Peter Courtney, a director at Lunson Mitchenall, adds that the uncertainty surrounding Brexit makes it difficult to draw up contingency plans.
“When you ask a room of real estate experts about Brexit, I think it is safe to say that no one has the answer, and I can’t pretend we do either,” says Courtney.
“The only thing that is for certain is uncertainty and that makes it hard to put a plan in place. Instead, we are focused on being nimble and providing sound, practical advice to our clients while being aware and attentive to the political environment.”
Of all the comments from the property industry in response to our Brexit survey, one stood out more than any other. Brian Bickell, chief executive of Soho and Covent Garden investor Shaftesbury, has raised his head above the parapet to call for a second referendum to end the stalemate in parliament.
“London will continue to be Europe’s largest and only truly global city, regardless of Brexit,” says Bickell. “However, uncertainty is having a growing adverse impact on business decisions and investment.”
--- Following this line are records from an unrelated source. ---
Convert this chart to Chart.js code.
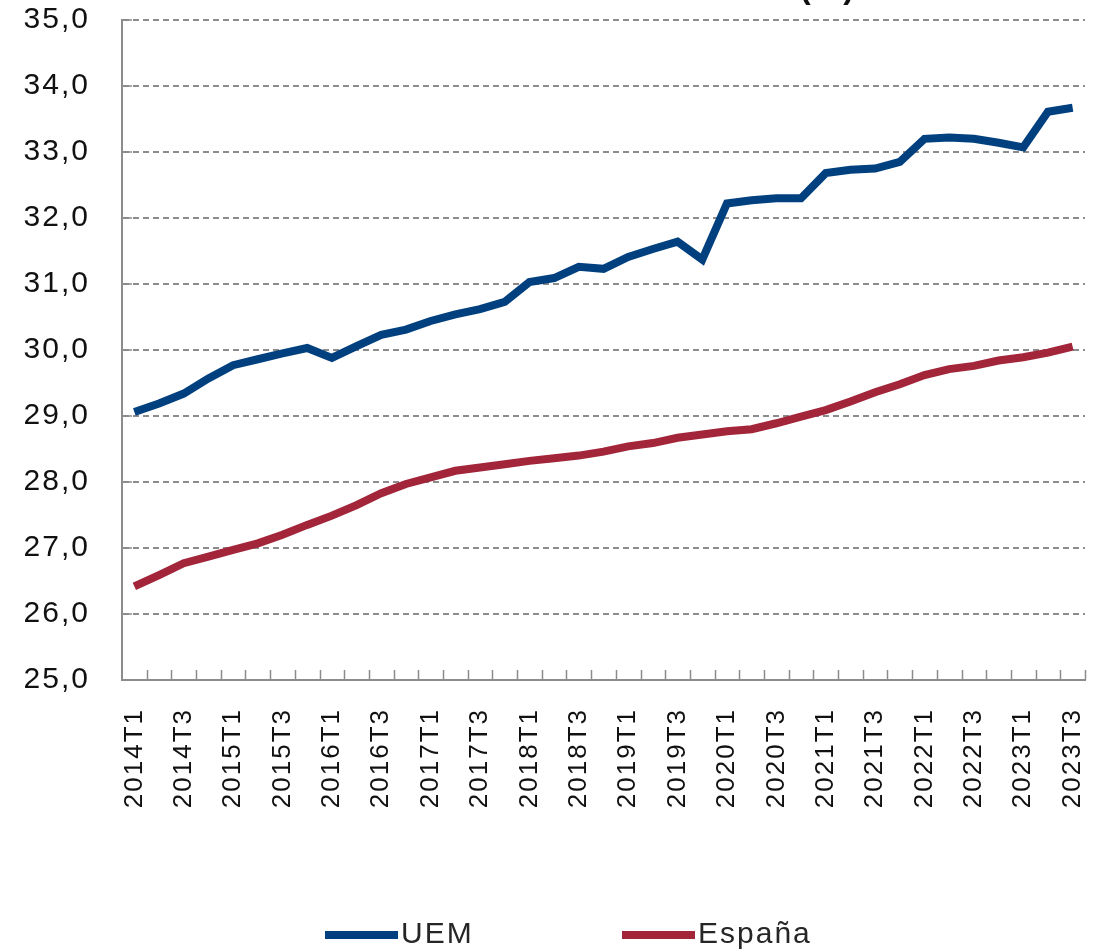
<!DOCTYPE html>
<html lang="es">
<head>
<meta charset="utf-8">
<title>UEM / España</title>
<script src="https://cdn.jsdelivr.net/npm/chart.js@4.4.1/dist/chart.umd.min.js"></script>
<style>
  body { margin: 0; background: #fff; }
  #wrap { position: relative; width: 1102px; height: 951px; }
</style>
</head>
<body>
<div id="wrap"><canvas id="grafico"></canvas></div>
<script>
// Trimestres
const trimestres = [
  "2014T1","2014T2","2014T3","2014T4","2015T1","2015T2","2015T3","2015T4",
  "2016T1","2016T2","2016T3","2016T4","2017T1","2017T2","2017T3","2017T4",
  "2018T1","2018T2","2018T3","2018T4","2019T1","2019T2","2019T3","2019T4",
  "2020T1","2020T2","2020T3","2020T4","2021T1","2021T2","2021T3","2021T4",
  "2022T1","2022T2","2022T3","2022T4","2023T1","2023T2","2023T3"
]

// Serie UEM
const uem = [
  29.06, 29.19, 29.34, 29.57, 29.77, 29.86, 29.95, 30.03,
  29.88, 30.06, 30.23, 30.31, 30.44, 30.54, 30.62, 30.73,
  31.03, 31.09, 31.26, 31.23, 31.41, 31.53, 31.64, 31.37,
  32.22, 32.27, 32.30, 32.30, 32.68, 32.73, 32.75, 32.85,
  33.20, 33.22, 33.20, 33.14, 33.07, 33.61, 33.67
]

// Serie España
const espana = [
  26.42, 26.59, 26.77, 26.87, 26.97, 27.07, 27.20, 27.35,
  27.49, 27.65, 27.83, 27.97, 28.07, 28.17, 28.22, 28.27,
  28.32, 28.36, 28.40, 28.46, 28.54, 28.59, 28.67, 28.72,
  28.77, 28.80, 28.89, 28.99, 29.09, 29.22, 29.36, 29.48,
  29.62, 29.71, 29.76, 29.84, 29.89, 29.96, 30.05
]

// Eje Y
const yMin = 25
const yMax = 35
const yPaso = 1

const series = ["UEM", "España"]
const colores = ["#00407f", "#a2253a"]

const gris = "#8c8c8c"
const fuente = "'Liberation Sans', Arial, sans-serif"

// espaciado de letras (el original tiene texto más ancho)
const espaciado = {
  id: "espaciado",
  beforeLayout(chart) { chart.ctx.letterSpacing = "2px" },
  beforeDraw(chart) { chart.ctx.letterSpacing = "2px" }
}

// marcas de eje hacia dentro
const marcas = {
  id: "marcas",
  afterDatasetsDraw(chart) {
    const ctx = chart.ctx
    const x = chart.scales.x
    const y = chart.scales.y
    const area = chart.chartArea
    const medio = (x.getPixelForValue(1) - x.getPixelForValue(0)) / 2
    ctx.save()
    ctx.strokeStyle = gris
    ctx.lineWidth = 1.5
    ctx.beginPath()
    for (let i = 1; i <= trimestres.length; i++) {
      const px = Math.round(x.getPixelForValue(i) - medio) + 0.5
      ctx.moveTo(px, area.bottom)
      ctx.lineTo(px, area.bottom - 10)
    }
    for (let v = yMin + yPaso; v <= yMax; v += yPaso) {
      const py = y.getPixelForValue(v)
      ctx.moveTo(area.left, py)
      ctx.lineTo(area.left + 10, py)
    }
    ctx.stroke()
    ctx.restore()
  }
}

// leyenda abajo y resto del titulo cortado
const leyenda = {
  id: "leyenda",
  afterDraw(chart) {
    const ctx = chart.ctx
    const inicio = [325, 622]
    ctx.save()
    ctx.font = "30px " + fuente
    ctx.textBaseline = "middle"
    chart.data.datasets.forEach((ds, i) => {
      ctx.fillStyle = ds.borderColor
      ctx.fillRect(inicio[i], 931, 73, 8)
      ctx.fillStyle = "#262626"
      ctx.fillText(ds.label, inicio[i] + 76, 935)
    })
    ctx.font = "bold 32px " + fuente
    ctx.textBaseline = "alphabetic"
    ctx.textAlign = "center"
    ctx.fillStyle = "#111"
    ctx.fillText("(%)", 828, -2)
    ctx.restore()
  }
}

const data = {
  labels: trimestres,
  datasets: [uem, espana].map((valores, i) => ({
    label: series[i],
    data: valores,
    borderColor: colores[i],
    backgroundColor: colores[i],
    borderWidth: 8,
    pointRadius: 0,
    tension: 0,
    fill: false
  }))
}

const options = {
  responsive: true,
  maintainAspectRatio: false,
  animation: false,
  layout: { padding: { top: 20, right: 17, bottom: 0, left: 0 } },
  plugins: {
    legend: { display: false },
    tooltip: { enabled: false }
  },
  scales: {
    x: {
      offset: true,
      grid: { display: false, drawTicks: false },
      border: { display: true, color: gris, width: 2 },
      ticks: {
        autoSkip: false,
        maxRotation: 90,
        minRotation: 90,
        padding: 28,
        color: "#111",
        font: { family: fuente, size: 26 },
        callback: (val, i) => (i % 2 === 0 ? trimestres[i] : "")
      },
      afterFit: (scale) => {
        scale.height = 271
        scale.paddingLeft = 0
        scale.paddingRight = 0
      }
    },
    y: {
      min: yMin,
      max: yMax,
      grid: { color: gris, lineWidth: 2, drawTicks: false },
      border: { display: true, color: gris, width: 2, dash: [6, 4] },
      ticks: {
        stepSize: yPaso,
        padding: 32,
        color: "#111",
        font: { family: fuente, size: 30 },
        callback: (v) => v.toFixed(1).replace(".", ",")
      },
      afterFit: (scale) => {
        scale.width = 122
        scale.paddingTop = 0
        scale.paddingBottom = 0
      }
    }
  }
}

const grafico = new Chart(document.getElementById("grafico"), {
  type: "line",
  data: data,
  options: options,
  plugins: [espaciado, marcas, leyenda]
})
</script>
</body>
</html>
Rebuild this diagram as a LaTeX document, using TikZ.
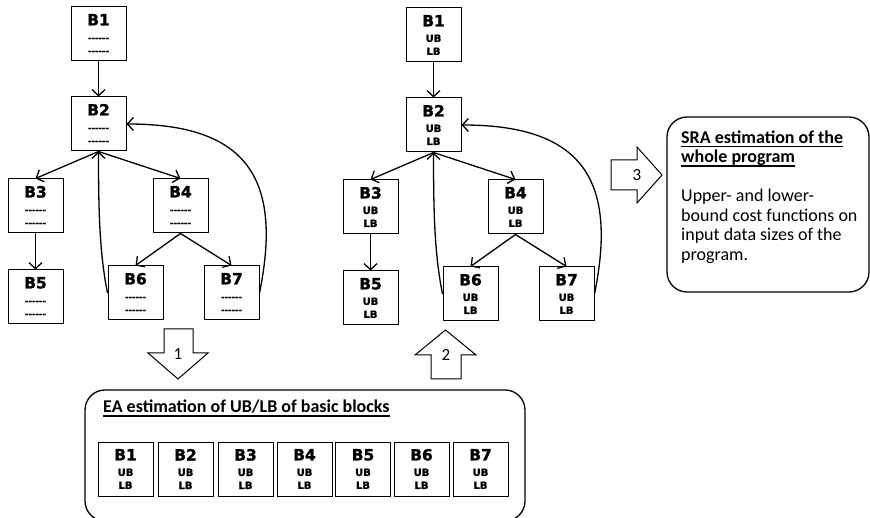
\documentclass[tikz,border=0pt]{standalone}
\usepackage{fontspec}
\setmainfont{Carlito}
\newfontfamily\blkfont{DejaVu Sans}[BoldFeatures={FakeBold=1.5}]
\usetikzlibrary{arrows.meta}

\newcommand\dashrow{{\fontsize{8.5}{13}\selectfont-\kern0pt-\kern0pt-\kern0pt-\kern0pt-\kern0pt-}}
\newcommand\bname[1]{{\fontsize{15.5}{15.5}\selectfont #1}\\[2.5pt]}
\newcommand\undl[1]{\setbox0=\hbox{#1}\rlap{\rule[-3.8pt]{\wd0}{1.3pt}}\box0}

\tikzset{
  blk/.style={draw, line width=1pt, minimum width=55, minimum height=54,
    inner sep=0pt, align=center, font=\blkfont\bfseries\fontsize{10}{13}\selectfont},
  edge/.style={line width=1.3pt, -{Straight Barb[length=6pt,width=13pt,line width=1.3pt]}},
  panel/.style={draw, line width=1.3pt, rounded corners=20},
  bigarrow/.style={draw, line width=1pt, fill=white},
  num/.style={inner sep=0pt, font=\fontsize{17}{17}\selectfont},
  paneltext/.style={inner sep=0pt, align=left, font=\fontsize{18}{19.5}\selectfont},
}

\begin{document}
\begin{tikzpicture}[x=1pt,y=-1pt]
\useasboundingbox (0,0) rectangle (870,518);

% control flow graph, no estimates yet
\node[blk] (L1) at (98.5,34)  {\bname{B1}\dashrow\\\dashrow};
\node[blk] (L2) at (98.5,124) {\bname{B2}\dashrow\\\dashrow};
\node[blk] (L3) at (35.5,206) {\bname{B3}\dashrow\\\dashrow};
\node[blk] (L4) at (180.5,206) {\bname{B4}\dashrow\\\dashrow};
\node[blk] (L5) at (35.5,297) {\bname{B5}\dashrow\\\dashrow};
\node[blk] (L6) at (135.5,293) {\bname{B6}\dashrow\\\dashrow};
\node[blk] (L7) at (231.5,293) {\bname{B7}\dashrow\\\dashrow};

\draw[edge] (L1.south) -- (L2.north);
\draw[edge] (L2.south) -- (L3.north);
\draw[edge] (L2.south) -- (L4.north);
\draw[edge] (L3.south) -- (L5.north);
\draw[edge] (L4.south) -- (L6.north);
\draw[edge] (L4.south) -- (L7.north);
\draw[edge] (L6.west) .. controls +(-8,-40) and +(0,60) .. (L2.south);
\draw[edge] (L7.east) .. controls +(23,-113) and +(122,0) .. (L2.east);

% same graph with UB/LB per block
\node[blk] (M1) at (433.5,35)  {\bname{B1}UB\\LB};
\node[blk] (M2) at (433.5,125) {\bname{B2}UB\\LB};
\node[blk] (M3) at (370.5,207) {\bname{B3}UB\\LB};
\node[blk] (M4) at (515.5,207) {\bname{B4}UB\\LB};
\node[blk] (M5) at (370.5,298) {\bname{B5}UB\\LB};
\node[blk] (M6) at (470.5,294) {\bname{B6}UB\\LB};
\node[blk] (M7) at (566.5,294) {\bname{B7}UB\\LB};

\draw[edge] (M1.south) -- (M2.north);
\draw[edge] (M2.south) -- (M3.north);
\draw[edge] (M2.south) -- (M4.north);
\draw[edge] (M3.south) -- (M5.north);
\draw[edge] (M4.south) -- (M6.north);
\draw[edge] (M4.south) -- (M7.north);
\draw[edge] (M6.west) .. controls +(-8,-40) and +(0,60) .. (M2.south);
\draw[edge] (M7.east) .. controls +(23,-113) and +(122,0) .. (M2.east);

% step arrows
\draw[bigarrow] (164,329) -- (193,329) -- (193,353) -- (208,353) -- (178,379)
  -- (148,353) -- (164,353) -- cycle;
\node[num] (step1) at (178,354) {1};
\draw[bigarrow] (431,379) -- (461,379) -- (461,355) -- (476,355) -- (445.5,330)
  -- (415,355) -- (431,355) -- cycle;
\node[num] (step2) at (446,354.5) {2};
\draw[bigarrow] (611,160) -- (637,160) -- (637,147) -- (662,175) -- (637,203)
  -- (637,190) -- (611,190) -- cycle;
\node[num] (step3) at (637,175) {3};

% SRA panel
\draw[panel] (667,117) rectangle (869,292);
\node[paneltext, anchor=north west] (sra) at (681,130.5)
  {\undl{\textbf{SRA estimation of the}}\\\undl{\textbf{whole program}}\\[19.5pt]
   Upper- and lower-\\bound cost functions on\\input data sizes of the\\program.};

% EA panel
\draw[panel] (85,390) rectangle (525,521);
\node[paneltext, anchor=base west] (ea) at (103,413)
  {\undl{\textbf{EA estimation of UB/LB of basic blocks}}};
\node[blk] (E1) at (125.5,469) {\bname{B1}UB\\LB};
\node[blk] (E2) at (185.5,469) {\bname{B2}UB\\LB};
\node[blk] (E3) at (245.5,469) {\bname{B3}UB\\LB};
\node[blk] (E4) at (304.5,469) {\bname{B4}UB\\LB};
\node[blk] (E5) at (363,469)   {\bname{B5}UB\\LB};
\node[blk] (E6) at (421.5,469) {\bname{B6}UB\\LB};
\node[blk] (E7) at (480.5,469) {\bname{B7}UB\\LB};

\end{tikzpicture}
\end{document}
He warns: “Uncertainty won’t end until our long-term arrangements with the EU27 are settled. This is likely to take years as all there is so far is a vague, non-binding political declaration. A transition period is all well and good but what are we transitioning to?
“The mood of business is that no-deal would be the worst outcome for the UK and must be avoided, so a statesman-like cross-party approach is needed to find a way through.
London is – and will remain – a truly global capital, regardless of Brexit
Gerry Hughes, Avison Young
“A second referendum with choices of a deal recommended by parliament or remain – together with a declaration the UK will never hold another referendum about anything – might just heal the divisions.”
If Property Week’s Brexit polls over the past two and a half years are anything to go by, Bickell’s call for a second referendum will not go down too well with the majority of property professionals. However, he is suggesting a solution to the impasse the UK currently finds itself at.
As for the rest of the industry, the question is why so many firms have nothing to say on the biggest social, economic and political upheaval facing the UK since the Second World War.
Property professionals polled for RICS and Macdonald & Company’s Rewards & Attitudes Survey 2019 are clearly concerned.
Sitting in the corner with their eyes tightly shut, their hands over their ears singing tra la la is no longer an option.